-- start PROVIDED RECORDS --

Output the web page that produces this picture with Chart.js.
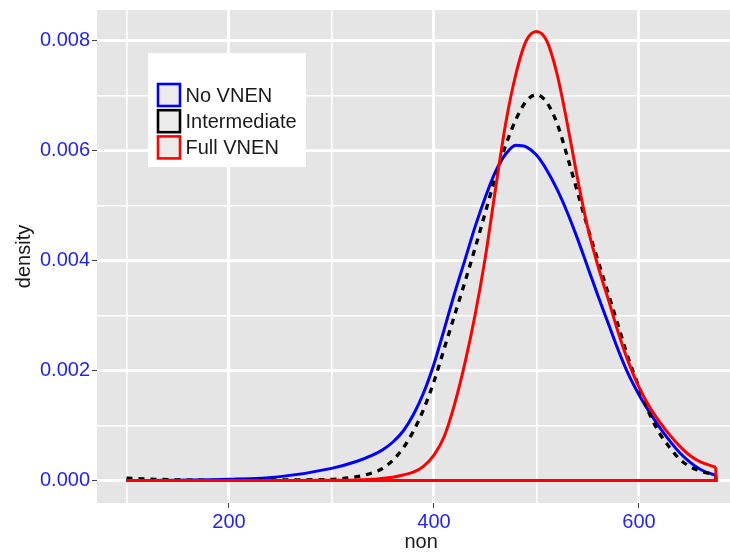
<!DOCTYPE html>
<html>
<head>
<meta charset="utf-8">
<script src="https://cdn.jsdelivr.net/npm/chart.js@4"></script>
<style>
  html, body { margin: 0; padding: 0; background: #fff; }
  #wrap { width: 730px; height: 555px; }
</style>
</head>
<body>
<div id="wrap"><canvas id="grafico"></canvas></div>
<script>
// valores de "non" (eixo x) onde as curvas foram lidas
const pontosX = [100, 150, 200, 250, 300, 325, 340, 350, 360, 370, 380, 390,
                 400, 410, 420, 430, 440, 450, 460, 470, 480, 490,
                 500, 510, 520, 530, 540, 550, 560, 570, 580, 590,
                 600, 610, 620, 630, 640, 650, 660, 675];

// densidades
const semVnen = [0, 0.000005, 0.00002, 0.00007, 0.00022, 0.00035, 0.00046, 0.00056, 0.0007, 0.0009, 0.0012, 0.0016,
                 0.00212, 0.00275, 0.0034, 0.0040, 0.00461, 0.00515, 0.00562, 0.00594, 0.0061, 0.00607,
                 0.00592, 0.00565, 0.0053, 0.00488, 0.0044, 0.00388, 0.00336, 0.00286, 0.00236, 0.00192,
                 0.00156, 0.00125, 0.00097, 0.00072, 0.0005, 0.00033, 0.0002, 0.00009];

const intermediario = [0.00004, 0.00001, 0, 0.00001, 0.00002, 0.00007, 0.00014, 0.00022, 0.00037, 0.00059, 0.0009, 0.0013,
                       0.0018, 0.0024, 0.003, 0.0036, 0.00422, 0.00487, 0.00552, 0.0061, 0.00657, 0.0069,
                       0.00702, 0.00688, 0.0065, 0.0059, 0.00525, 0.0046, 0.0040, 0.0034, 0.0028, 0.0022,
                       0.0017, 0.00122, 0.00086, 0.0006, 0.00038, 0.00025, 0.00017, 0.0001];

const vnenCompleto = [0, 0, 0, 0, 0.000005, 0.00001, 0.00002, 0.00004, 0.00006, 0.0001, 0.00015, 0.00026,
                      0.00046, 0.0008, 0.00138, 0.00212, 0.0030, 0.00405, 0.0053, 0.0065, 0.0074, 0.0080,
                      0.00817, 0.0080, 0.0074, 0.0065, 0.0055, 0.0046, 0.0039, 0.0033, 0.00268, 0.00214,
                      0.0017, 0.00135, 0.00107, 0.00083, 0.00062, 0.00045, 0.00034, 0.00024];

const nomesSeries = ['No VNEN', 'Intermediate', 'Full VNEN'];

// marcas dos eixos
const ticksX = [200, 400, 600];
const ticksXMenores = [100, 300, 500, 700];
const ticksY = [0, 0.002, 0.004, 0.006, 0.008];
const ticksYMenores = [0.001, 0.003, 0.005, 0.007];

const cores = ['#0000ff', '#000000', '#ff0000'];
const fonte = "'Liberation Sans', Arial, Helvetica, sans-serif";

// limites do painel (faixa completa do ggplot, cortada à direita na imagem)
const xMin = 71.25, xMaxPainel = 703.75;

// junta x e y em pontos
function montarPontos(valores) {
    return pontosX.map((x, i) => ({ x: x, y: valores[i] }));
}

// fecha a curva de densidade (desce até zero no fim e volta pela base)
function fechamento(valores) {
    const ultimo = pontosX.length - 1;
    return [
        { x: pontosX[ultimo], y: valores[ultimo] },
        { x: pontosX[ultimo], y: 0 },
        { x: pontosX[0], y: 0 }
    ];
}

function montarTicks(principais, menores) {
    return principais.map(v => ({ value: v, principal: true }))
        .concat(menores.map(v => ({ value: v, principal: false })))
        .sort((a, b) => a.value - b.value);
}

const series = [vnenCompleto, intermediario, semVnen];
const ordemCores = [cores[2], cores[1], cores[0]];
const datasets = [];
series.forEach((valores, i) => {
    const preto = ordemCores[i] === '#000000';
    const tracejado = preto ? [6, 6] : [];
    datasets.push({
        label: nomesSeries[2 - i],
        data: montarPontos(valores),
        borderColor: ordemCores[i],
        borderWidth: preto ? 3.3 : 3,
        borderDash: tracejado,
        pointRadius: 0,
        cubicInterpolationMode: 'monotone',
        fill: false,
        order: i * 2
    });
    datasets.push({
        label: nomesSeries[2 - i] + ' base',
        data: fechamento(valores),
        borderColor: ordemCores[i],
        borderWidth: 3,
        borderDash: tracejado,
        pointRadius: 0,
        tension: 0,
        fill: false,
        order: i * 2 + 1
    });
});

// fundo cinza do painel
const fundoPainel = {
    id: 'fundoPainel',
    beforeDraw(chart) {
        const { ctx, chartArea } = chart;
        ctx.save();
        ctx.fillStyle = '#e5e5e5';
        ctx.fillRect(chartArea.left, chartArea.top, chartArea.right - chartArea.left, chartArea.bottom - chartArea.top);
        ctx.restore();
    }
};

// legenda no estilo ggplot, dentro do painel, e título do eixo x
const legendaPainel = {
    id: 'legendaPainel',
    afterDraw(chart) {
        const { ctx, chartArea } = chart;
        const caixaX = chartArea.left + 51;
        const caixaY = chartArea.top + 43;
        ctx.save();
        ctx.fillStyle = '#ffffff';
        ctx.fillRect(caixaX, caixaY, 158, 114);
        ctx.font = '20px ' + fonte;
        ctx.textBaseline = 'middle';
        ctx.textAlign = 'left';
        nomesSeries.forEach((nome, i) => {
            const kx = caixaX + 10;
            const ky = caixaY + 31 + i * 26.2;
            ctx.fillStyle = '#ebebeb';
            ctx.fillRect(kx, ky, 22, 22);
            ctx.strokeStyle = cores[i];
            ctx.lineWidth = 2.6;
            ctx.strokeRect(kx, ky, 22, 22);
            ctx.fillStyle = '#1a1a1a';
            ctx.fillText(nome, caixaX + 37.5, ky + 12.5);
        });
        // título do eixo x centrado no painel completo
        const centro = chart.scales.x.getPixelForValue((xMin + xMaxPainel) / 2);
        ctx.textAlign = 'center';
        ctx.fillText('non', centro, 542);
        ctx.restore();
    }
};

function opcoesGrade() {
    return {
        color: '#ffffff',
        lineWidth: ctx => (ctx.tick && ctx.tick.principal ? 3 : 1.6),
        tickColor: ctx => (ctx.tick && ctx.tick.principal ? '#444444' : 'rgba(0,0,0,0)'),
        tickWidth: 1,
        tickLength: 5,
        drawTicks: true
    };
}

new Chart(document.getElementById('grafico'), {
    type: 'line',
    data: { datasets: datasets },
    options: {
        responsive: true,
        maintainAspectRatio: false,
        animation: false,
        layout: { padding: { top: 10, right: 0, left: 0, bottom: 0 } },
        plugins: {
            legend: { display: false },
            tooltip: { enabled: false }
        },
        scales: {
            x: {
                type: 'linear',
                min: xMin,
                max: 688.8,
                border: { display: false },
                grid: opcoesGrade(),
                afterBuildTicks: escala => { escala.ticks = montarTicks(ticksX, ticksXMenores); },
                afterFit: escala => {
                    escala.height = 52;
                    escala.paddingLeft = 0;
                    escala.paddingRight = 0;
                },
                ticks: {
                    autoSkip: false,
                    maxRotation: 0,
                    padding: 2,
                    color: '#1f1fff',
                    font: { family: fonte, size: 20 },
                    callback: function (valor, indice, ticks) {
                        return ticks[indice].principal ? String(valor) : '';
                    }
                }
            },
            y: {
                type: 'linear',
                min: -0.00041,
                max: 0.00856,
                border: { display: false },
                grid: opcoesGrade(),
                afterBuildTicks: escala => { escala.ticks = montarTicks(ticksY, ticksYMenores); },
                afterFit: escala => {
                    escala.width = 97;
                    escala.paddingTop = 0;
                    escala.paddingBottom = 0;
                },
                ticks: {
                    autoSkip: false,
                    padding: 2,
                    color: '#1f1fff',
                    font: { family: fonte, size: 20 },
                    callback: function (valor, indice, ticks) {
                        return ticks[indice].principal ? valor.toFixed(3) : '';
                    }
                },
                title: {
                    display: true,
                    text: 'density',
                    color: '#1a1a1a',
                    font: { family: fonte, size: 20 },
                    padding: { top: 12, bottom: 0 }
                }
            }
        }
    },
    plugins: [fundoPainel, legendaPainel]
});
</script>
</body>
</html>
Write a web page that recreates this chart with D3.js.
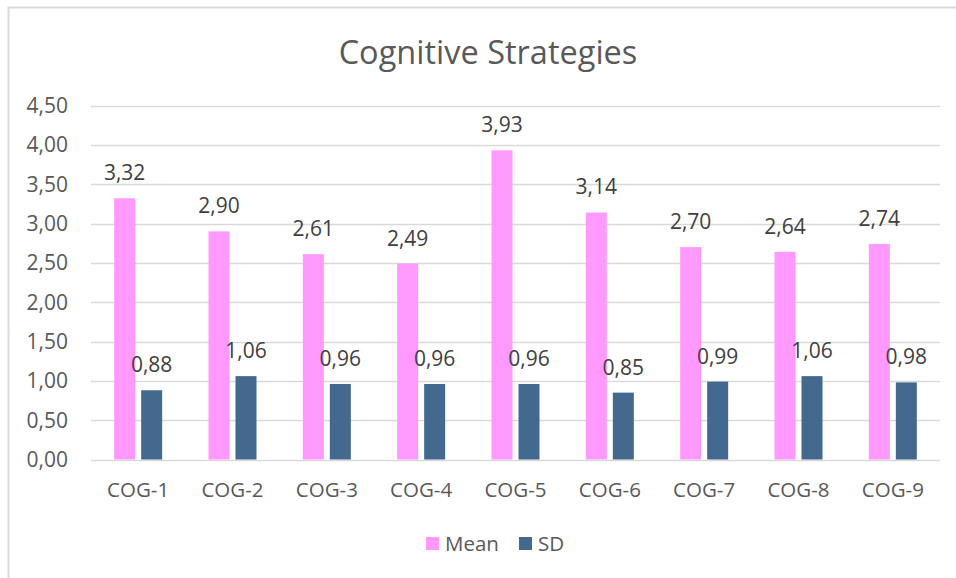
<!DOCTYPE html>
<html>
<head>
<meta charset="utf-8">
<script src="https://cdn.jsdelivr.net/npm/d3@7"></script>
<style>
  body { margin: 0; background: #fff; }
  text { font-family: "Open Sans", sans-serif; fill: #595959; }
</style>
</head>
<body>
<svg id="chart" width="956" height="578"></svg>
<script>
const categories = ["COG-1", "COG-2", "COG-3", "COG-4", "COG-5", "COG-6", "COG-7", "COG-8", "COG-9"];
const meanValues = [3.32, 2.90, 2.61, 2.49, 3.93, 3.14, 2.70, 2.64, 2.74];
const sdValues = [0.88, 1.06, 0.96, 0.96, 0.96, 0.85, 0.99, 1.06, 0.98];
const yTicks = [0, 0.5, 1, 1.5, 2, 2.5, 3, 3.5, 4, 4.5];
const seriesNames = ["Mean", "SD"];
const colors = ["#ff99ff", "#44698e"];

const svg = d3.select("#chart");
const width = +svg.attr("width");
const height = +svg.attr("height");

const fmt = d3.formatLocale({ decimal: ",", thousands: ".", grouping: [3], currency: ["", ""] }).format(".2f");

// chart border (only top and left are visible in the picture)
svg.append("rect")
    .attr("x", 8.5).attr("y", 7.5)
    .attr("width", width + 20).attr("height", height + 20)
    .attr("fill", "none")
    .attr("stroke", "#d9d9d9")
    .attr("stroke-width", 2);

const x = d3.scaleBand()
    .domain(categories)
    .range([91, 940]);

const y = d3.scaleLinear()
    .domain([0, 4.5])
    .range([459.5, 105.5]);

// title
svg.append("text")
    .attr("x", 488)
    .attr("y", 64)
    .attr("text-anchor", "middle")
    .style("font-size", "32.5px")
    .text("Cognitive Strategies");

// gridlines + y labels
const yAxis = svg.append("g");
yAxis.selectAll("line")
    .data(yTicks)
    .enter()
    .append("line")
    .attr("x1", 91).attr("x2", 940)
    .attr("y1", d => Math.round(y(d)) + 0.5)
    .attr("y2", d => Math.round(y(d)) + 0.5)
    .attr("stroke", "#d9d9d9")
    .attr("stroke-width", 1.3);

yAxis.selectAll("text")
    .data(yTicks)
    .enter()
    .append("text")
    .attr("x", 68)
    .attr("y", d => y(d) + 7.5)
    .attr("text-anchor", "end")
    .style("font-size", "21px")
    .text(d => fmt(d));

// x labels
svg.append("g").selectAll("text")
    .data(categories)
    .enter()
    .append("text")
    .attr("x", d => x(d) + x.bandwidth() / 2)
    .attr("y", 497)
    .attr("text-anchor", "middle")
    .style("font-size", "20.5px")
    .text(d => d);

// bars
const barW = 21, gap = 6;
const series = [meanValues, sdValues];
series.forEach((vals, s) => {
    const off = s === 0 ? -barW - gap / 2 : gap / 2;
    const g = svg.append("g");
    g.selectAll("rect")
        .data(vals)
        .enter()
        .append("rect")
        .attr("x", (d, i) => x(categories[i]) + x.bandwidth() / 2 + off)
        .attr("y", d => y(d))
        .attr("width", barW)
        .attr("height", d => y(0) - y(d))
        .attr("fill", colors[s]);

    g.selectAll("text")
        .data(vals)
        .enter()
        .append("text")
        .attr("x", (d, i) => x(categories[i]) + x.bandwidth() / 2 + off + barW / 2)
        .attr("y", d => y(d) - 18)
        .attr("text-anchor", "middle")
        .style("font-size", "21px")
        .style("fill", "#404040")
        .text(d => fmt(d));
});

// legend
const legendX = [426, 519];
const legend = svg.append("g");
seriesNames.forEach((name, i) => {
    legend.append("rect")
        .attr("x", legendX[i]).attr("y", 537)
        .attr("width", 13).attr("height", 13)
        .attr("fill", colors[i]);
    legend.append("text")
        .attr("x", legendX[i] + 19)
        .attr("y", 551)
        .style("font-size", "20.5px")
        .text(name);
});
</script>
</body>
</html>
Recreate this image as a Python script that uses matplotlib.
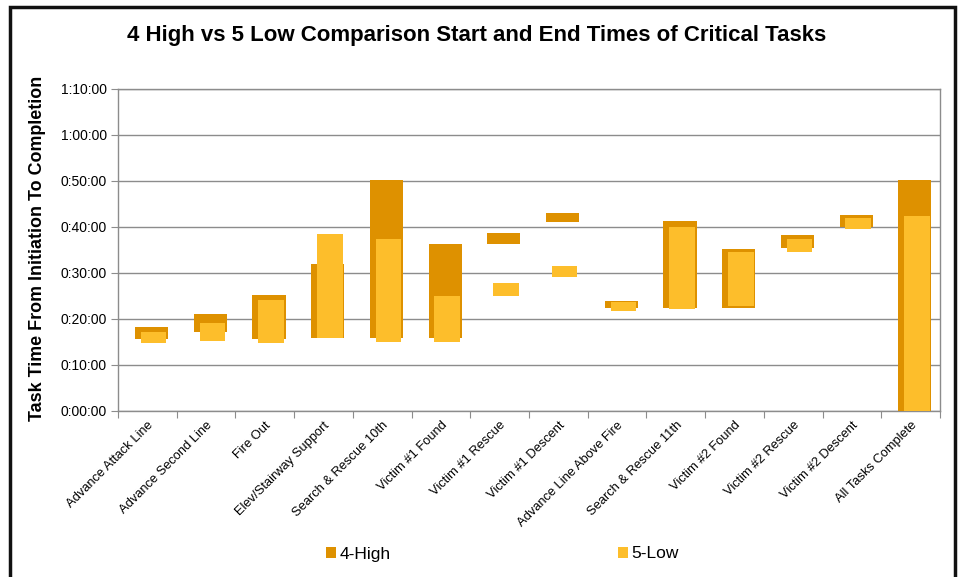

-- end PROVIDED RECORDS --

EXERCISE DIRECTIONS → Scan the material above for the word "script". Copy each line where it occurs.

IN RESPONSE →
<script src="https://cdn.jsdelivr.net/npm/chart.js@4"></script>
<script>
</script>
<script src="https://cdn.jsdelivr.net/npm/d3@7"></script>
<script>
</script>
Recreate this image as a Python script that uses matplotlib.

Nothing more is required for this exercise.